続いてお庭です。芝生が一面広がる広いお庭。同じく同心円で描かれたボーダー花壇に樹木と多年草を中心に植栽を施しています。宿根草は年々育っていきます。植えたてはボリュームがでませんが、来年の春から初夏にかけてはさらに花数が増えて見ごたえがあるはずです。宿根草は、緯度の高い涼しく湿気の少ない気候に属するものが比較的多く、日本の夏、特に関西の蒸れる暑い夏には弱いものが多いです。勿論そうでない強いものもあるのでその組み合わせで植栽しています。ベロニカ、リシマキア、コモンマロウ、エキナセア、フロックス、ギボウシ、トキワイカリソウ、アジュガ、アガパンサスなど他にもいろいろあります。研究熱心なお施主様ですが、これまでそれほど植栽を触ってこられた方ではありませんので、できる限りフォローしながら見守っていきたいと思います。
芝生は高麗芝の伸びにくい品種TM-9を使っています。伸びにくい形質は種から発芽した新芽には当てまらないので、花が咲いたら種を結ぶ前に刈り込まないといけません。
樹木ももちろん計画に含んでいます。カラタネオガタマは、春に甘いバナナににた甘い香りを運んできます。他、ナツハゼ、ソヨゴ、アブラツツジ、ビブルナム ティヌス、花が咲いたり、実がついたり、葉色を楽しんだりとそれぞれの特徴があるものを生かして計画しました。
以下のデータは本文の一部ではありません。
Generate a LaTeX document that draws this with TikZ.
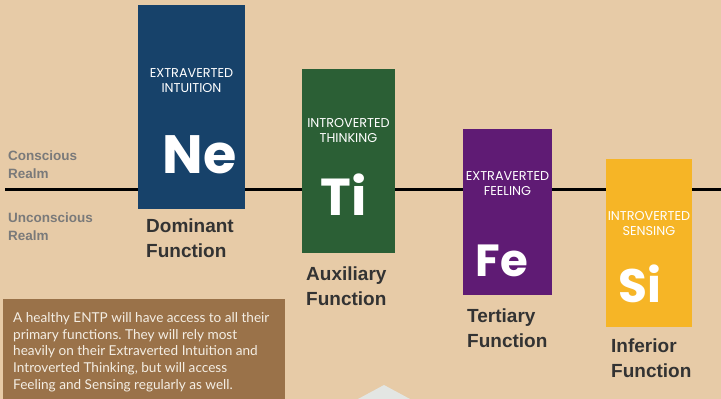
\documentclass[tikz,border=0pt]{standalone}
\usepackage{fontspec}
\setmainfont{Liberation Sans}
\newfontfamily\typefont{Poppins}
\newfontfamily\notefont{Lato}
\usetikzlibrary{positioning}
\frenchspacing

\definecolor{bgbeige}{HTML}{E7CBA7}
\definecolor{neblue}{HTML}{17426A}
\definecolor{tigreen}{HTML}{2B5F35}
\definecolor{fepurple}{HTML}{5F1B74}
\definecolor{siyellow}{HTML}{F6B526}
\definecolor{notebrown}{HTML}{9A7249}
\definecolor{labelgray}{HTML}{333333}
\definecolor{realmgray}{HTML}{7A7A7A}
\definecolor{notewhite}{HTML}{F4EEE4}
\definecolor{arrowgray}{HTML}{E3E6E3}

\begin{document}
\begin{tikzpicture}[x=1pt,y=-1pt,
    fnbox/.style={inner sep=0pt, minimum width=#1},
    fntype/.style={text=white, align=center, inner sep=0pt,
        font=\typefont\fontsize{12.8}{15}\selectfont},
    fnletter/.style={text=white, anchor=base, inner sep=0pt},
    fnlabel/.style={text=labelgray, align=left, anchor=north west, inner sep=0pt,
        font=\bfseries\fontsize{19}{25}\selectfont},
    realm/.style={text=realmgray, align=left, anchor=north west, inner sep=0pt,
        font=\bfseries\fontsize{13.5}{18}\selectfont}]
        \useasboundingbox (0,0) rectangle (721,399);
        \fill[bgbeige] (0,0) rectangle (721,399);

        % the line between both realms
        \coordinate (linestart) at (5,189);
        \coordinate (lineend) at (721,189);
        \draw[line width=3pt] (linestart) -- (lineend);

        \node[realm] (conscious) at (8,151) {Conscious\\Realm};
        \node[realm] (unconscious) at (8,213) {Unconscious\\Realm};

        % the four functions
        \node[fnbox=107pt, minimum height=204pt, fill=neblue] (ne) at (191.5,107) {};
        \node[fnbox=93pt, minimum height=184pt, fill=tigreen] (ti) at (348.5,161) {};
        \node[fnbox=89pt, minimum height=166pt, fill=fepurple] (fe) at (507.5,212) {};
        \node[fnbox=86pt, minimum height=168pt, fill=siyellow] (si) at (649,243) {};

        \node[fntype] (netype) at (191.5,80.5) {EXTRAVERTED\\INTUITION};
        \node[fntype] (titype) at (348.5,130.5) {INTROVERTED\\THINKING};
        \node[fntype] (fetype) at (507.5,183.5) {EXTRAVERTED\\FEELING};
        \node[fntype] (sitype) at (649,224) {INTROVERTED\\SENSING};

        \node[fnletter, font=\typefont\bfseries\fontsize{54}{54}\selectfont] (neletter) at (199.5,173) {Ne};
        \node[fnletter, font=\typefont\bfseries\fontsize{52}{52}\selectfont] (tiletter) at (343.5,215) {Ti};
        \node[fnletter, font=\typefont\bfseries\fontsize{45}{45}\selectfont] (feletter) at (502,276) {Fe};
        \node[fnletter, font=\typefont\bfseries\fontsize{47}{47}\selectfont] (siletter) at (640,302) {Si};

        \node[fnlabel] (nelabel) at (146,219) {Dominant\\Function};
        \node[fnlabel] (tilabel) at (306,267) {Auxiliary\\Function};
        \node[fnlabel] (felabel) at (467,309) {Tertiary\\Function};
        \node[fnlabel] (silabel) at (611,339) {Inferior\\Function};

        % note at the bottom left
        \fill[notebrown] (3,299) rectangle (285,405);
        \node[text=notewhite, anchor=north west, inner sep=0pt, align=left,
            font=\notefont\fontsize{13.6}{16.8}\selectfont] (note) at (13,312)
            {A healthy ENTP will have access to all their\\primary functions. They will rely most\\heavily on their Extraverted Intuition and\\Introverted Thinking, but will access\\Feeling and Sensing regularly as well.};

        \coordinate (tip) at (384,385);
        \fill[arrowgray] (tip) -- (358,399) -- (410,399) -- cycle;
    \end{tikzpicture}
\end{document}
ブルーの花はベロニカ ロンギフォーリア。ベロニカの中では暑さ寒さに強く丈夫です。初夏に花が上がりだしてから、秋口まで咲いています。切り戻しや支柱をしながら育ててあげると長い期間咲いてくれます。ピンクの花はペンタス。これは一年草扱いです。霜が降りる頃まで咲いてくれます。暑い時期が好きでとても上部ですが、少し涼しくなってきたころにグンと発色良く咲いてくれます。
唯一中が見えてしまう場所。。見えない門扉ももちろん良いですが、奥の景色を見せることで、お庭の様子にいろんな想像を掻き立てます。アプローチの弧のラインは門扉を通して、見せてあげるかどうかでエクステリアの印象が随分違ってきます。プランによってはもちろんクローズ(プライバシー確保)も考えなくてはなりません。今回の門の配置は見せるところ、見せたくないところをあらかじめゾーニングした上で計画しています。
また構造物だけでなく植栽を添えることは、間違いなく印象を高めます。植栽がない時、ある時の差は一目瞭然で、高さ方向にグンと樹形が現れ、より立体的になります。これは植物にしかできない表現ですし、色や季節感を添えてくれる素晴らしい素材であると考えます。
ガレージ側は、フルオープンです。3台駐車が可能な計画です。また、将来もしシャッターゲートが欲しくなった場合も設置にあたって最小限のリフォームで設置が可能なように計画しています。当該地は角地のため目線が気になる場所でもありますが、ガレージ側からは壁によりプライバシーを確保でいているのがわかります。